Some quick points on the run...
But by the time we get to any given "bit", the concatenated representation must be wildly different not only in cells, but also in columns.
I'm mostly thinking of predictions sourced from the concatenated representation, not predictions sourced from the CLA.
In my section From smeared-out to orderly I explained why I am treating predictions as primarily from lateral connections, not apical connections.

I think this retreat from "smearing" was my first reaction to broader contexts predicting wildly too. I suggested you forget the extended context and make a unique state by bursting each time.

Then I decided I did want extended context, because it would be the easiest way to get unique, but reproducible bits at each time step, and thought to solve the "smearing" problem by requiring a match over a really broad range of that context, to prevent any one part from making maverick predictions.

You said (somewhere?) you tried that and it didn't work(??)

I'm still thinking that can work. Perhaps what I see as the key bottleneck now is this throwing of context information away, especially between sentences, because you don't want the representations to get too dense.

However I'm reconsidering:

New idea - cells are only predictive if both lateral and apical segments are activated. The result is the continuous bursting (thus unique representations) on novel sequences I proposed above, as long as the apical context doesn't match a known one. But as soon as the context is matched we get recognition. The second pass would be optional, to clarify (refine) the pooled representation if it was initially bursting.

Too much complexity and talk of multiple passes makes me very uncomfortable. If we have to force any solution too much we are probably going in the wrong direction.

However, this does underline that the key problem is to find sufficient distinguishing bits at each time step.

Are our columns just too short? If sparse cells are not able to hold new information without discarding old, the alternative is to find a more efficient way to store the information.
Well there has to be a limit at some point if you just keep adding cells every time step. And we need the sparsity properties. Note in my experiment I had the higher layer with only 1 cell per column because I was thinking of it just as a reflection of the lower cells, I wasn't looking at sequence transitions at the higher level.
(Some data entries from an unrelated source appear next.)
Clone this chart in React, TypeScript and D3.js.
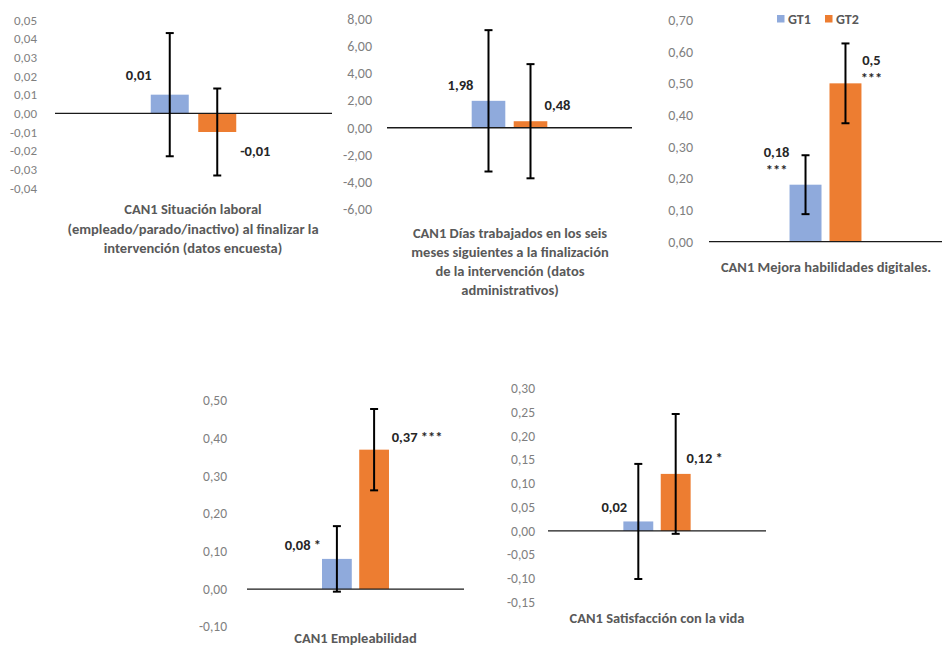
import React from "react";
import * as d3 from "d3";

// ---- data ----
const series = ["GT1", "GT2"];
const seriesColors = ["#8FAADC", "#ED7D31"];
const panelTitles = [
  ["CAN1 Situación laboral", "(empleado/parado/inactivo) al finalizar la", "intervención (datos encuesta)"],
  ["CAN1 Días trabajados en los seis", "meses siguientes a la finalización", "de la intervención (datos", "administrativos)"],
  ["CAN1 Mejora habilidades digitales."],
  ["CAN1 Empleabilidad"],
  ["CAN1 Satisfacción con la vida"],
];
const gt1Values = [0.01, 1.98, 0.18, 0.08, 0.02];
const gt2Values = [-0.01, 0.48, 0.5, 0.37, 0.12];
const gt1Errors = [0.033, 5.2, 0.093, 0.087, 0.121];
const gt2Errors = [0.0233, 4.2, 0.126, 0.108, 0.126];
const gt1Labels = [["0,01"], ["1,98"], ["0,18", "***"], ["0,08 *"], ["0,02"]];
const gt2Labels = [["-0,01"], ["0,48"], ["0,5", "***"], ["0,37 ***"], ["0,12 *"]];
const yMins = [-0.04, -6, 0, -0.1, -0.15];
const yMaxs = [0.05, 8, 0.7, 0.5, 0.3];
const tickSteps = [0.01, 2, 0.1, 0.1, 0.05];

// ---- layout ----
const layouts = [
  { x0: 55, x1: 332, yTop: 20, yBot: 188, labelRight: 37, tickFont: 13, titleX: 193, titleY: [209, 229, 248],
    lab1: [-31, 75], lab2: [38, 151] },
  { x0: 387, x1: 632, yTop: 19, yBot: 209.3, labelRight: 372, tickFont: 14, titleX: 510, titleY: [233, 252.3, 271, 290],
    lab1: [-28, 85], lab2: [27, 105] },
  { x0: 709, x1: 942, yTop: 20, yBot: 241.7, labelRight: 693, tickFont: 14, titleX: 826, titleY: [267],
    lab1: [-29, 152], lab2: [26, 60] },
  { x0: 247, x1: 464, yTop: 400.7, yBot: 626.7, labelRight: 227, tickFont: 13.5, titleX: 355.5, titleY: [638],
    lab1: [-34, 545], lab2: [43, 436.7] },
  { x0: 548, x1: 766, yTop: 388.3, yBot: 602.3, labelRight: 535, tickFont: 13.5, titleX: 657, titleY: [618.3],
    lab1: [-24, 506.7], lab2: [29, 458.3] },
];

const FONT = "Carlito, Calibri, Lato, 'Open Sans', sans-serif";
const fmt = (v: number) => d3.format(".2f")(v).replace("\u2212", "-").replace(".", ",");

function Panel({ i }: { i: number }) {
  const L = layouts[i];
  const y = d3.scaleLinear().domain([yMins[i], yMaxs[i]]).range([L.yBot, L.yTop]);
  const xCat = d3.scaleBand<string>().domain(["c"]).range([L.x0, L.x1]).paddingInner(0).paddingOuter(1.12);
  const xSer = d3.scaleBand<string>().domain(series).range([0, xCat.bandwidth()]).paddingInner(0.2).paddingOuter(0);
  const n = Math.round((yMaxs[i] - yMins[i]) / tickSteps[i]);
  const ticks = d3.range(n + 1).map((k) => yMins[i] + k * tickSteps[i]);
  const vals = [gt1Values[i], gt2Values[i]];
  const errs = [gt1Errors[i], gt2Errors[i]];
  const labs = [gt1Labels[i], gt2Labels[i]];
  const labPos = [L.lab1, L.lab2];
  const cap = 4;
  return (
    <g>
      {ticks.map((t, k) => (
        <text key={k} x={L.labelRight} y={y(t)} dy="0.35em" textAnchor="end" fontSize={L.tickFont}
          fill="#7F7F7F" fontFamily={FONT}>{fmt(Math.abs(t) < 1e-9 ? 0 : t)}</text>
      ))}
      {series.map((s, j) => {
        const bx = (xCat("c") as number) + (xSer(s) as number);
        const v = vals[j];
        return (
          <rect key={s} x={bx} width={xSer.bandwidth()} y={Math.min(y(v), y(0))}
            height={Math.abs(y(v) - y(0))} fill={seriesColors[j]} />
        );
      })}
      <line x1={L.x0} x2={L.x1} y1={y(0)} y2={y(0)} stroke="#1a1a1a" strokeWidth={1.3} />
      {series.map((s, j) => {
        const cx = (xCat("c") as number) + (xSer(s) as number) + xSer.bandwidth() / 2;
        const hi = y(vals[j] + errs[j]);
        const lo = y(vals[j] - errs[j]);
        return (
          <g key={s} stroke="#000" strokeWidth={2}>
            <line x1={cx} x2={cx} y1={hi} y2={lo} />
            <line x1={cx - cap} x2={cx + cap} y1={hi} y2={hi} />
            <line x1={cx - cap} x2={cx + cap} y1={lo} y2={lo} />
          </g>
        );
      })}
      {series.map((s, j) => {
        const cx = (xCat("c") as number) + (xSer(s) as number) + xSer.bandwidth() / 2;
        const [dx, ly] = labPos[j];
        return labs[j].map((t, k) => (
          <text key={s + k} x={cx + dx} y={ly + k * 18} dy="0.35em" textAnchor="middle"
            fontSize={14.5} fontWeight="bold" fill="#262626" fontFamily={FONT}>{t}</text>
        ));
      })}
      <text textAnchor="middle" fontSize={14.5} fontWeight="bold" fill="#595959" fontFamily={FONT}>
        {panelTitles[i].map((t, k) => (
          <tspan key={k} x={L.titleX} y={L.titleY[k]} dy="0.35em">{t}</tspan>
        ))}
      </text>
    </g>
  );
}

export default function App() {
  return (
    <svg width={952} height={647} style={{ position: "absolute", left: 0, top: 0, background: "#fff" }}>
      <rect width={952} height={647} fill="#fff" />
      {panelTitles.map((_, i) => (
        <Panel key={i} i={i} />
      ))}
      {series.map((s, j) => (
        <g key={s} transform={`translate(${777 + j * 48},0)`}>
          <rect x={0} y={15} width={7.5} height={7.5} fill={seriesColors[j]} />
          <text x={11} y={19} dy="0.35em" fontSize={14} fontWeight="bold" fill="#595959" fontFamily={FONT}>{s}</text>
        </g>
      ))}
    </svg>
  );
}
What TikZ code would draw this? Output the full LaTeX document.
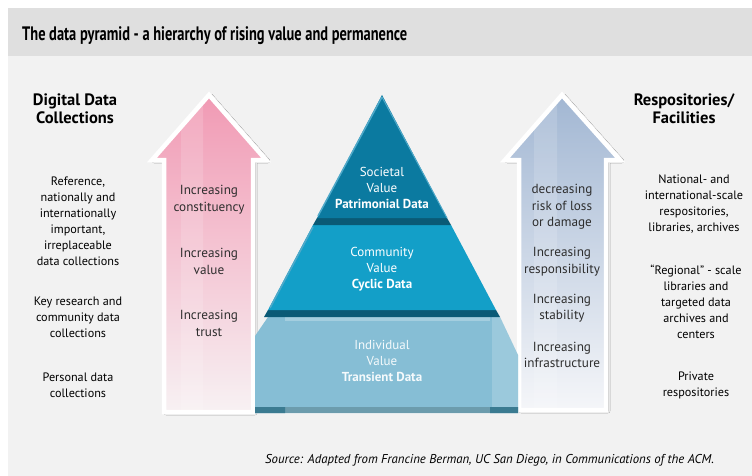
\documentclass[tikz,border=0pt]{standalone}
\usepackage{fontspec}
\setmainfont{PT Sans}
\newfontfamily\titlefont[FakeStretch=0.74]{PT Sans}
\usetikzlibrary{shadows.blur}

\definecolor{bandgray}{HTML}{DFDFDF}
\definecolor{pagegray}{HTML}{F2F2F2}
\definecolor{inkgray}{HTML}{2E2E2E}
\definecolor{pinktop}{HTML}{F19AB4}
\definecolor{pinkbot}{HTML}{F7F1F3}
\definecolor{bluetop}{HTML}{A2B7D3}
\definecolor{bluebot}{HTML}{F5F6F9}
\definecolor{tiertop}{HTML}{0B7AA0}
\definecolor{tiermid}{HTML}{139FC8}
\definecolor{tierlow}{HTML}{86BED5}
\definecolor{tierband}{HTML}{0A5A76}
\definecolor{tieredge}{HTML}{4FA9C9}

\begin{document}
\begin{tikzpicture}[x=1pt,y=-1pt,
    txt/.style={align=center, text=black, font=\fontsize{12.2}{16}\selectfont},
    arrowtext/.style={align=center, text=inkgray, font=\fontsize{13.2}{16.5}\selectfont},
    head/.style={align=center, text=black, font=\fontsize{16.5}{18}\selectfont\bfseries},
    tiertext/.style={align=center, text=white, font=\fontsize{13}{16}\selectfont},
    uparrow/.style={draw=white, line width=4.5pt, line join=miter,
        blur shadow={shadow xshift=2pt, shadow yshift=-1pt, shadow blur steps=6, shadow opacity=35}}]

	% page and title band
	\useasboundingbox (0,0) rectangle (752,476);
	\fill[white] (0,0) rectangle (752,476);
	\fill[pagegray] (8,56) rectangle (752,476);
	\fill[bandgray] (8,8) rectangle (752,56);
	\node[anchor=base west, inner sep=0pt, font=\titlefont\fontsize{19.5}{22}\selectfont\bfseries] (title) at (22,41)
		{The data pyramid - a hierarchy of rising value and permanence};

	% left arrow
	\path[uparrow, top color=pinktop, bottom color=pinkbot]
		(209,95) -- (266,160) -- (253,160) -- (253,412) -- (164,412) -- (164,160) -- (152,160) -- cycle;
	\fill[white, opacity=0.15] (181,124) -- (203,100) -- (203,410) -- (181,410) -- cycle;

	% right arrow
	\path[uparrow, top color=bluetop, bottom color=bluebot]
		(562,95) -- (620,160) -- (606,160) -- (606,410) -- (519,410) -- (519,160) -- (505,160) -- cycle;
	\fill[white, opacity=0.15] (534,126) -- (557,101) -- (557,408) -- (534,408) -- cycle;

	% pyramid tiers
	\fill[tierlow] (268,317) -- (500,317) -- (518,355) -- (518,413) -- (255,413) -- (255,336) -- cycle;
	\fill[white, opacity=0.18] (492,317) -- (500,317) -- (518,355) -- (518,413) -- (492,413) -- cycle;
	\fill[white, opacity=0.25] (285,317) rectangle (490,321);
	\fill[tierband!60] (255,407) rectangle (518,413);
	\fill[tierband!80] (255,407) rectangle (285,413) (490,407) rectangle (518,413);
	\fill[tierband] (268,310) -- (496,310) -- (500,317) -- (264,317) -- cycle;
	\fill[tiermid] (313,225) -- (451,225) -- (496,310) -- (268,310) -- cycle;
	\fill[tierband] (317,218) -- (447,218) -- (451,225) -- (313,225) -- cycle;
	\fill[tiertop] (382,95) -- (447,218) -- (317,218) -- cycle;
	\draw[tieredge, line width=1.5pt] (382,97) -- (318,216);
	\draw[tieredge, line width=1.5pt] (313,227) -- (270,308);
	\draw[tieredge, line width=1pt] (447,218) -- (382,97);

	% tier labels
	\node[tiertext] (societal) at (382,188) {Societal\\Value\\\textbf{Patrimonial Data}};
	\node[tiertext] (community) at (382,269) {Community\\Value\\\textbf{Cyclic Data}};
	\node[tiertext, text=white!92!tierlow] (individual) at (382,361) {Individual\\Value\\\textbf{Transient Data}};

	% texts in the arrows
	\node[arrowtext] (constituency) at (209,199.5) {Increasing\\constituency};
	\node[arrowtext] (value) at (209,261.5) {Increasing\\value};
	\node[arrowtext] (trust) at (209,323.5) {Increasing\\trust};
	\node[arrowtext] (risk) at (562,207) {decreasing\\risk of loss\\or damage};
	\node[arrowtext] (responsibility) at (562,261.5) {Increasing\\responsibility};
	\node[arrowtext] (stability) at (562,308) {Increasing\\stability};
	\node[arrowtext] (infrastructure) at (562,355) {Increasing\\infrastructure};

	% left column
	\node[head] (collections) at (75,109) {Digital Data\\Collections};
	\node[txt] (reference) at (78,221) {Reference,\\nationally and\\internationally\\important,\\irreplaceable\\data collections};
	\node[txt] (keyresearch) at (78,317) {Key research and\\community data\\collections};
	\node[txt] (personal) at (78,385) {Personal data\\collections};

	% right column
	\node[head] (facilities) at (684,109) {Respositories/\\Facilities};
	\node[txt] (national) at (694,204) {National- and\\international-scale\\respositories,\\libraries, archives};
	\node[txt] (regional) at (696,301.5) {``Regional'' - scale\\libraries and\\targeted data\\archives and\\centers};
	\node[txt] (private) at (696,385) {Private\\respositories};

	% source line
	\node[anchor=base west, inner sep=0pt, font=\fontsize{12.8}{14}\selectfont\itshape] (source) at (265,463)
		{Source: Adapted from Francine Berman, UC San Diego, in Communications of the ACM.};

\end{tikzpicture}
\end{document}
Well, you know I want to do almost everything at that higher (concatenated) level. I think a very comprehensive concatenated representation is going to be necessary for generalization. So if we're meeting problems of information density now, we are certainly going to meet them later.

I don't know what the engineering limits are, but I think before we're finished we're going to need to have something like thousands of states sitting together with their cells, in an SDR at the same time. I don't see why it should be a problem in principle. As we increase the number of columns and cells we should get an exponential increase in information capacity (at least?), so we should be able to deal with any length problem, which will only add linear complexity as we try to store the information from ever longer sequences.

Given the capacity to store longer sequences, conceptually I can't see why a really comprehensive concatenated representation, together with the requirement that predictive connections be spread over a really wide range of that concatenated representation, to prevent maverick predictions from individual states within it, wouldn't work.

floybix commented 8 years ago

I'm planning to shut down my paid github account which means this private repo will be deleted. If you want to keep stuff from this thread, please copy it now.

robjfr commented 8 years ago

That seems a pity Felix. To me this is a work in progress and many of the insights here still constructive. Is deletion the only option? How would you feel about moving the repo to another account, private or public?

floybix commented 8 years ago

Ok, I made it public for now and renamed to comportex-archived.